* [YOUR OBJECTIVE]: Copy out each line in the material below that has the word "this".

* [TASK MATERIAL]:

=====

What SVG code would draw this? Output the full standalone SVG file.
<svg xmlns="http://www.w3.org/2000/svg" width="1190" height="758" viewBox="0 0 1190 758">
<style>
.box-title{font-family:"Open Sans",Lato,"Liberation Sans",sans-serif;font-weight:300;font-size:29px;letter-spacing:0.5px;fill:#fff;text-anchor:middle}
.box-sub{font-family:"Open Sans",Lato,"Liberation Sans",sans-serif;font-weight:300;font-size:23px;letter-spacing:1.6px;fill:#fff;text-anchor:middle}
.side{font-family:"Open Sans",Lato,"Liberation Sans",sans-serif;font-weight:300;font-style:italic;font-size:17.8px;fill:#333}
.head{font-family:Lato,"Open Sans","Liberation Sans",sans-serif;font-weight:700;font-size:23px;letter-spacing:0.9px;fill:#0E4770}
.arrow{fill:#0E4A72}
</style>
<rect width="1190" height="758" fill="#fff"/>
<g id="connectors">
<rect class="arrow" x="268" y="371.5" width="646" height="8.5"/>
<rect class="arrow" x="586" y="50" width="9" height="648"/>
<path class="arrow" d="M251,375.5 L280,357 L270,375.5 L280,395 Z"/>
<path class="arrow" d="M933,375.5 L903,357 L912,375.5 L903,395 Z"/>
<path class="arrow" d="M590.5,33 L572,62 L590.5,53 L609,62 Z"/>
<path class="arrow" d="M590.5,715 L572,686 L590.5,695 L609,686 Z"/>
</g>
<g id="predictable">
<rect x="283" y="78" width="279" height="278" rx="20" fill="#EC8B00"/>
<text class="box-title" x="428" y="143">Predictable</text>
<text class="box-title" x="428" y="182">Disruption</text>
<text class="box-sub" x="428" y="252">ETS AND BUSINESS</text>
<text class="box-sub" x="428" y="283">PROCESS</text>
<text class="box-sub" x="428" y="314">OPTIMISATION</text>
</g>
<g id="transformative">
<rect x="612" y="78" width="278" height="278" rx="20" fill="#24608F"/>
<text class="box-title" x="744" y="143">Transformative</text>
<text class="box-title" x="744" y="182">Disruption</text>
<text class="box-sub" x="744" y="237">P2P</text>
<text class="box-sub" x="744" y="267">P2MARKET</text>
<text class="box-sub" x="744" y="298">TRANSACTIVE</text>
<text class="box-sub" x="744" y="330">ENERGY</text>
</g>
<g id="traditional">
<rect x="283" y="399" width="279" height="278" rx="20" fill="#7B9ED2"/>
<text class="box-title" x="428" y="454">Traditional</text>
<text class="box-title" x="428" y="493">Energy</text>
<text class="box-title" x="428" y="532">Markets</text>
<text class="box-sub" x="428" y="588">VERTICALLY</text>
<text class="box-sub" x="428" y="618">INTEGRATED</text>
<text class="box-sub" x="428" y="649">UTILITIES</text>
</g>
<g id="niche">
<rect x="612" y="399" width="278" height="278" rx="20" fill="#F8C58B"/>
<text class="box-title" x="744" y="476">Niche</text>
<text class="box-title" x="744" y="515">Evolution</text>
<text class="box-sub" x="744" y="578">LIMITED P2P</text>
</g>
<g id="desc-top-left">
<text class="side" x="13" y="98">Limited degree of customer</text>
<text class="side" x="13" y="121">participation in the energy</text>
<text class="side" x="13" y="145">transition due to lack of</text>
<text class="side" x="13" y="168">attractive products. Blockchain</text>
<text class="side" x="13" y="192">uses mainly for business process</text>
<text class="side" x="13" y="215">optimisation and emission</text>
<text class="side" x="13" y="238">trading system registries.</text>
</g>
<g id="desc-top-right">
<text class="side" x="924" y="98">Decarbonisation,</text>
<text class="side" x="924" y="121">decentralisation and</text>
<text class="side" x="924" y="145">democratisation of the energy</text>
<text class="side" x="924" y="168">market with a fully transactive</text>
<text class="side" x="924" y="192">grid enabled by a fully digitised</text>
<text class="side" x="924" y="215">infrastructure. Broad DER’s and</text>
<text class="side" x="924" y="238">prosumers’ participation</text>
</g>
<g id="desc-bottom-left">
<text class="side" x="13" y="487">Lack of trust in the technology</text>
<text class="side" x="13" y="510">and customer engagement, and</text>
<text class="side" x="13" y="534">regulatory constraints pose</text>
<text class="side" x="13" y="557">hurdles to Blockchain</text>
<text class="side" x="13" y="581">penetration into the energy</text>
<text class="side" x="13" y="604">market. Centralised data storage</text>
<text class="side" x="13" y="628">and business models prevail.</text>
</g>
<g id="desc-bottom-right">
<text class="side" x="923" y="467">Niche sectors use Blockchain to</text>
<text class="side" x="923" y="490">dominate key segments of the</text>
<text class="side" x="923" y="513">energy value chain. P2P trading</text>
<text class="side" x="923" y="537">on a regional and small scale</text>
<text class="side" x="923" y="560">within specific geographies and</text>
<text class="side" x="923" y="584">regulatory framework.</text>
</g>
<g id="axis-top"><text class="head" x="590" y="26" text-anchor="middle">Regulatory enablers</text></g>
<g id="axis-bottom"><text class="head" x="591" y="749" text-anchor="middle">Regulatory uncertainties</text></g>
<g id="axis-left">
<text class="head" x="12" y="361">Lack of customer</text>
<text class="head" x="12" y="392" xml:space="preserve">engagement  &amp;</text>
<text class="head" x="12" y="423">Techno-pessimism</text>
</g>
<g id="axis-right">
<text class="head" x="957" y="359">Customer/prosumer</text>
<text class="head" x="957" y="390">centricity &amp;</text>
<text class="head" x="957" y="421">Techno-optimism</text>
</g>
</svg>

=====

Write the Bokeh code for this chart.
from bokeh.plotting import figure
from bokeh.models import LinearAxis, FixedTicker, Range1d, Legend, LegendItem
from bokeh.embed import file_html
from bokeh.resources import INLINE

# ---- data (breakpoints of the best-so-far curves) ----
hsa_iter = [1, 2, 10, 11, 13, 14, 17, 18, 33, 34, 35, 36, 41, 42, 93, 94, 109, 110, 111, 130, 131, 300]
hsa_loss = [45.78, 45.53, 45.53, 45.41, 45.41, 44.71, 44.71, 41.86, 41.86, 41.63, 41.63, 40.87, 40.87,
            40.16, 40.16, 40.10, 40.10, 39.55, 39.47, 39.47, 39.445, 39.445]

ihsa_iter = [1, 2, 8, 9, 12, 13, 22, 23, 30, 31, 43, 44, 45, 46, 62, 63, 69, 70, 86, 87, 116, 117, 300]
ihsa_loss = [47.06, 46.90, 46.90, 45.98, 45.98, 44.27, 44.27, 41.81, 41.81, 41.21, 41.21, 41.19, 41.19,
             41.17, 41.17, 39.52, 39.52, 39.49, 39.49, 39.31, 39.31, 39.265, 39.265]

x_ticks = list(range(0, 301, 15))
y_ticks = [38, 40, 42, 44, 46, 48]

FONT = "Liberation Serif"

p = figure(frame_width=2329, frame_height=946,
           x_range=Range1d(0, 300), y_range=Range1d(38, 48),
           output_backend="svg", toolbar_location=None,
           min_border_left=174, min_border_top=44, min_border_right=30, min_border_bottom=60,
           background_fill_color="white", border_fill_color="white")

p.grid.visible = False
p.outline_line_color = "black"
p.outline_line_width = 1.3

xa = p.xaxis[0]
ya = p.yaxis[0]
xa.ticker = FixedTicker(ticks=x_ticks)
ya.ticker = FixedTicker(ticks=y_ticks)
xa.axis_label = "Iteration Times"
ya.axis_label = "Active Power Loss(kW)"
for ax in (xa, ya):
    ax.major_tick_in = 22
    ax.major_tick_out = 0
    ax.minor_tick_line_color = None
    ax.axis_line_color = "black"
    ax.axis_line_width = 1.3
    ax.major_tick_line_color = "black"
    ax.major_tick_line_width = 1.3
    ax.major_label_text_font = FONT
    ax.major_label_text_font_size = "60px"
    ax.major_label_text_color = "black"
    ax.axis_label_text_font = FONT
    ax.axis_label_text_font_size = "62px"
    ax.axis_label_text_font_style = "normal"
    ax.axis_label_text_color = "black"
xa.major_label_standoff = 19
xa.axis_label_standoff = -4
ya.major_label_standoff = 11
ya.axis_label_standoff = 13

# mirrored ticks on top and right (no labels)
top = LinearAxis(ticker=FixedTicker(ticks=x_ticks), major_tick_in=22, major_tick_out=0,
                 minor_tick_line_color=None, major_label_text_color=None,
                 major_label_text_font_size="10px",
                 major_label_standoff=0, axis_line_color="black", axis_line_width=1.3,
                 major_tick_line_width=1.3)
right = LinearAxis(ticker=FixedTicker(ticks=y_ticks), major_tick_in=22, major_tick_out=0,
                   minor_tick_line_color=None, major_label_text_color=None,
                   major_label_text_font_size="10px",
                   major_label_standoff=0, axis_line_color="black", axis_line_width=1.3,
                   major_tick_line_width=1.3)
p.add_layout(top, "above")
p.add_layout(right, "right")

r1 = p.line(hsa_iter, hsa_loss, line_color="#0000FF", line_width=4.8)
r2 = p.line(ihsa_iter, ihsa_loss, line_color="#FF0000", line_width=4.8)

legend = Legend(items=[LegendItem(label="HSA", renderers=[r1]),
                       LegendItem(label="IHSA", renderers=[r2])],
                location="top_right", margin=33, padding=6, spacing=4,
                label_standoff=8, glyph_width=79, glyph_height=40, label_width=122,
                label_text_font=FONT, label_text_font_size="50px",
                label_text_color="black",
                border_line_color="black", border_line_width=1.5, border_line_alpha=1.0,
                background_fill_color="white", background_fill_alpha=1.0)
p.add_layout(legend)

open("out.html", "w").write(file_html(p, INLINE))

=====

* [WRITTEN REPLY]:
What SVG code would draw this? Output the full standalone SVG file.
Write the Bokeh code for this chart.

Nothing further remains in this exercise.